Politiques de la préhistoire

Préhistoire : à la fois ce qui étend le règne de l’histoire et ce qui s’en distingue. Au-delà de la simple distinction entre un avant et un après l’invention de l’écriture, la notion de préhistoire a signifié l’ouverture d’un abîme dans la temporalité des sociétés qui se désignaient elles-mêmes comme modernes. Depuis son invention au XIXe siècle, adossée à une sensibilité nouvelle aux profondeurs du temps (le « deep time » des géologues anglais), elle n’a pas cessé de se loger au cœur des débats qui traversaient le présent. La rareté et le sens fragile des faits archéologiques ont favorisé l’instrumentalisation politique et morale d’un horizon par nature indistinct. Au vide épistémologique a fait pendant un plein idéologique, dont les contenus ont d’ailleurs varié, accompagnant l’évolution des représentations et des situations historiques. 

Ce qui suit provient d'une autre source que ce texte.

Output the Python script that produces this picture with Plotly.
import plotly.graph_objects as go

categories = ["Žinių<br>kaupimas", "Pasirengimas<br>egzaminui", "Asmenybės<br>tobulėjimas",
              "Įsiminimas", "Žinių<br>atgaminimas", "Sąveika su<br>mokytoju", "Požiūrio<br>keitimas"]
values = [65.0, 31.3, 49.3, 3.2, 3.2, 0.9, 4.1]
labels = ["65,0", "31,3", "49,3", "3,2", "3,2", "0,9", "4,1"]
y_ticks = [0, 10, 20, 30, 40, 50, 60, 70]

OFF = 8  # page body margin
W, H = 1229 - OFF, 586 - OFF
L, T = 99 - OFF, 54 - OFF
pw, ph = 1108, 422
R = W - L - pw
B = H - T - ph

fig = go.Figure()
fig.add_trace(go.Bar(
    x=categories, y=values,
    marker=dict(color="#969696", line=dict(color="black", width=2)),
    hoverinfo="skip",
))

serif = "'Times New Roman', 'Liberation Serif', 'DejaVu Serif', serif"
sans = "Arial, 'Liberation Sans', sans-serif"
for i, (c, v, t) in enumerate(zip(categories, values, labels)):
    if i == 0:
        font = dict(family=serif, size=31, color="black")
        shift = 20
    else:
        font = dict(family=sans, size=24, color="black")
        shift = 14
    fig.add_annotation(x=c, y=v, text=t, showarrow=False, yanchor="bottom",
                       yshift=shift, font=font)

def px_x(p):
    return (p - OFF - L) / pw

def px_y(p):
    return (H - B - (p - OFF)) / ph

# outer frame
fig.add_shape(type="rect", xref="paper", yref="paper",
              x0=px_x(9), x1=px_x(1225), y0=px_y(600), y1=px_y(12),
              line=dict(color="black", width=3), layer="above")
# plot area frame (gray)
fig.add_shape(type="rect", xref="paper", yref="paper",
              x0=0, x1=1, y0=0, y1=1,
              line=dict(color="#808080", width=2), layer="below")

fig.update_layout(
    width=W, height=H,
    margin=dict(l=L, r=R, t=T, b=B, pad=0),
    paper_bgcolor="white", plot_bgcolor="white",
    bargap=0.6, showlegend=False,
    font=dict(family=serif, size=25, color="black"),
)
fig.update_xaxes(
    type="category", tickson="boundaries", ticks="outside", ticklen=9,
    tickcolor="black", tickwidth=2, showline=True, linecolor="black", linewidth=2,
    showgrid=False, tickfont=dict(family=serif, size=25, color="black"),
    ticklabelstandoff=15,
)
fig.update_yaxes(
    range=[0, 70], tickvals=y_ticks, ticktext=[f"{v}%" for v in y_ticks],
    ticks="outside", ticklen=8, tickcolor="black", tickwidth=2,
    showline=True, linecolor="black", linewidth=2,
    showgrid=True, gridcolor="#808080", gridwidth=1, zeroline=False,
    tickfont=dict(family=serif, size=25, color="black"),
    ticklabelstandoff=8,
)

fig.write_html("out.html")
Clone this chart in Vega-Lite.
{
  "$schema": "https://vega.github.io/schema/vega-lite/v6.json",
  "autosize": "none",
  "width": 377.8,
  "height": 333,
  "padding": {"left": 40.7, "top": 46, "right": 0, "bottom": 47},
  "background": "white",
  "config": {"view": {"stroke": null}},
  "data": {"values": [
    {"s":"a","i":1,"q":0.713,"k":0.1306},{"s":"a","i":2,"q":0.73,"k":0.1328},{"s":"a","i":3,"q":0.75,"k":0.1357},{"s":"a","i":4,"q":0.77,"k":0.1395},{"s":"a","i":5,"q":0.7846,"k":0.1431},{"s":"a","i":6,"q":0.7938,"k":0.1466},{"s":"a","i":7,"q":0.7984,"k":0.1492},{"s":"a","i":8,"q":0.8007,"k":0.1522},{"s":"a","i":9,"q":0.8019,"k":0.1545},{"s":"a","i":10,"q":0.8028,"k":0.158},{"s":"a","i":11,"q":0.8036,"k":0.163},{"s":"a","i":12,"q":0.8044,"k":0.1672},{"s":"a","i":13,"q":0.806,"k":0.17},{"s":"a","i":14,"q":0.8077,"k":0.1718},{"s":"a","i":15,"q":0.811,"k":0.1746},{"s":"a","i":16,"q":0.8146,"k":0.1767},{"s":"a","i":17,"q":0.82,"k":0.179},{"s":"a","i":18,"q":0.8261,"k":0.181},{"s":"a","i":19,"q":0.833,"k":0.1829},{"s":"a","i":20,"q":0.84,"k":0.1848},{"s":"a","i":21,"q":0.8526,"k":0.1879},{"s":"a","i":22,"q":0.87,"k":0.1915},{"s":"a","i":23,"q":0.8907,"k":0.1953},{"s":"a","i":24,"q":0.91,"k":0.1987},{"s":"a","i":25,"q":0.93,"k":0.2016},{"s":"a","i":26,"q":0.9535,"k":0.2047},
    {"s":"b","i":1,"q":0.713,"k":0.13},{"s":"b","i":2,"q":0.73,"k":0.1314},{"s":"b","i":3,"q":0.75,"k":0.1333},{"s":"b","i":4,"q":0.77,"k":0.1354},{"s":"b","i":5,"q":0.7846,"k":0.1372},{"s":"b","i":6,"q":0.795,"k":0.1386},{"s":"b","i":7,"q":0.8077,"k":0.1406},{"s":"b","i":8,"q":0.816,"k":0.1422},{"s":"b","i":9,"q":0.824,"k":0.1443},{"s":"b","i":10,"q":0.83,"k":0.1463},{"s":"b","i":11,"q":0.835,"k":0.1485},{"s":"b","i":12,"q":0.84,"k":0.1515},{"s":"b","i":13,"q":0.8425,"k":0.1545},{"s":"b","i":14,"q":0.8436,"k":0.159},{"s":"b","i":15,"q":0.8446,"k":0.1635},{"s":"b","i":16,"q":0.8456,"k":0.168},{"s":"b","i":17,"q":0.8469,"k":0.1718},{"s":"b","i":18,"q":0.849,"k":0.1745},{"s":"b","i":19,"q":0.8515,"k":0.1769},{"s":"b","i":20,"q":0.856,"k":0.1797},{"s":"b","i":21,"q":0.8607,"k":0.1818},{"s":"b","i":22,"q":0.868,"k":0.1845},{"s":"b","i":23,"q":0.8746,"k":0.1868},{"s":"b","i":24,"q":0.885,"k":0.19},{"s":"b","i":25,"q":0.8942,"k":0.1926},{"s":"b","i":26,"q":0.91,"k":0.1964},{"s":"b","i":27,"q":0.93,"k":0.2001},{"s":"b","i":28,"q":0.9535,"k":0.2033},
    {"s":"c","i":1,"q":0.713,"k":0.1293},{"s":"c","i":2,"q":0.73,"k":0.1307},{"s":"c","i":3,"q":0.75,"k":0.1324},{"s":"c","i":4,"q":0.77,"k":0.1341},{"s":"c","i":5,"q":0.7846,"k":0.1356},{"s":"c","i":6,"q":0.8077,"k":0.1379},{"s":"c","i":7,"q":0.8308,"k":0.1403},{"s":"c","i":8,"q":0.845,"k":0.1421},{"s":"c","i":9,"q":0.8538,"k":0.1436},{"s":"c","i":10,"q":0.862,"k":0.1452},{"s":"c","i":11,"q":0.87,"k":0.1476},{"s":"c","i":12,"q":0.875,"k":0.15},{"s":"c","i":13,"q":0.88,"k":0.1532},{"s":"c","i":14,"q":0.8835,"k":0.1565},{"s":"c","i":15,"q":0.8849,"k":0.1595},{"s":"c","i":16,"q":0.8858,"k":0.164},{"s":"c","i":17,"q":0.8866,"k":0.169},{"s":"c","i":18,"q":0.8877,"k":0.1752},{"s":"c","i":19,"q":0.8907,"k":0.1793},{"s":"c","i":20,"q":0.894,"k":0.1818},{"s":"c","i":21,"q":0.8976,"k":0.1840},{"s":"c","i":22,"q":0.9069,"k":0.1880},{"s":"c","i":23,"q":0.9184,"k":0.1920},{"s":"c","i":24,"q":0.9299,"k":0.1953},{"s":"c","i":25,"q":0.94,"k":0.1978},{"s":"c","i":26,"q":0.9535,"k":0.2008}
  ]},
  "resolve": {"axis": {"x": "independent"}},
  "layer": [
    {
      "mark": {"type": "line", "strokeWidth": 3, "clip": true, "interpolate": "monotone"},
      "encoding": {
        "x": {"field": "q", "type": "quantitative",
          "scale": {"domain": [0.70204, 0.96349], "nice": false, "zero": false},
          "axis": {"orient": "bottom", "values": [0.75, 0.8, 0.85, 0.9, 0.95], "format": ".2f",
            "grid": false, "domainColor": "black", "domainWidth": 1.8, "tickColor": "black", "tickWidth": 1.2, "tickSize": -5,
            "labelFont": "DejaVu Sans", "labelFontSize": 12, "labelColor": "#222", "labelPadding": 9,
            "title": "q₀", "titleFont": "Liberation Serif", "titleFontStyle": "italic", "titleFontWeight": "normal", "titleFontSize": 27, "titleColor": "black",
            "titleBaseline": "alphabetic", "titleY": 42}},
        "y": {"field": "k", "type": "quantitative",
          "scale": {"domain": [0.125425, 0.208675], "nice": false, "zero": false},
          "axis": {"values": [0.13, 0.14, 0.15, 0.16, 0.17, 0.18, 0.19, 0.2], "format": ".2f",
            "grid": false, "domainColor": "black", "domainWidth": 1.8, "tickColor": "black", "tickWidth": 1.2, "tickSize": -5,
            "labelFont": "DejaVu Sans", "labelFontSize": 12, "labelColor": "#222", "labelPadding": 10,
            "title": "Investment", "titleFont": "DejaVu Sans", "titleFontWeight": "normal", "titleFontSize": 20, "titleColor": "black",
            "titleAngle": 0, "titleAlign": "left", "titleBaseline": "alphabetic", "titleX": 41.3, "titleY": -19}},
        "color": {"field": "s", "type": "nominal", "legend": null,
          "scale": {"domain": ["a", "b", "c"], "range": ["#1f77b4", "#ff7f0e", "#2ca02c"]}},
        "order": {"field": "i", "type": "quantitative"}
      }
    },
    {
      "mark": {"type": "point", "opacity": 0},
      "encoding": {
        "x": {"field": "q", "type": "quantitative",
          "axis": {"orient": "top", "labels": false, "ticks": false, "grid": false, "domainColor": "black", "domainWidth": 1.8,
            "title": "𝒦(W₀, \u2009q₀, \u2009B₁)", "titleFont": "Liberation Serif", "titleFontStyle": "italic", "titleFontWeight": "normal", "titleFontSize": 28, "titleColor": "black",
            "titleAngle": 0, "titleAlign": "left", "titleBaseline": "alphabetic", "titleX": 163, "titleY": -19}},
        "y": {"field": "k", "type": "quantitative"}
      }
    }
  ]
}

Politiques de la préhistoire, au pluriel. La doctrine du progrès, les questions de la technique, du pouvoir, des déterminants de l’art et de la pensée symbolique, les controverses entre matérialisme et spiritualisme, les opinions racialistes et nationalistes de tous ordres s’y sont investies et y ont cherché une légitimation, par la mise au jour diversement fantasmée d’un plan originel. Au sein de la préhistoire humaine, la distinction entre Paléolithique et Néolithique – c’est-à-dire, dans les représentations communes, entre chasseurs-cueilleurs et agriculteurs-pasteurs –, a constitué une nouvelle grille de lecture du sens de la destinée humaine, censée se diriger vers la maîtrise techno-politique du monde, pour le meilleur et pour le pire.

Aujourd’hui, peut-être plus que jamais, la préhistoire habite les débats contemporains. À tous les niveaux de la culture, dans les représentations visuelles comme dans les discours, son écho retentit plus ou moins clairement : on articule la pensée nouvelle de l’Anthropocène à l’idée d’une fin du Néolithique ; on nourrit et l’on conjure à la fois les angoisses apocalyptiques par une fascination avivée pour les origines. 

En proposant des articles inédits, des traductions et des entretiens avec des préhistorien·ne·s, des artistes, des philosophes et des représentant·e·s des autres sciences sociales, cet atelier se propose de donner sa résonance la plus large à l’idée de préhistoire, en interrogeant à la fois sa constitution comme champ du savoir, sa productivité dans la construction des représentations de la modernité et ses positionnements politiques dans le présent.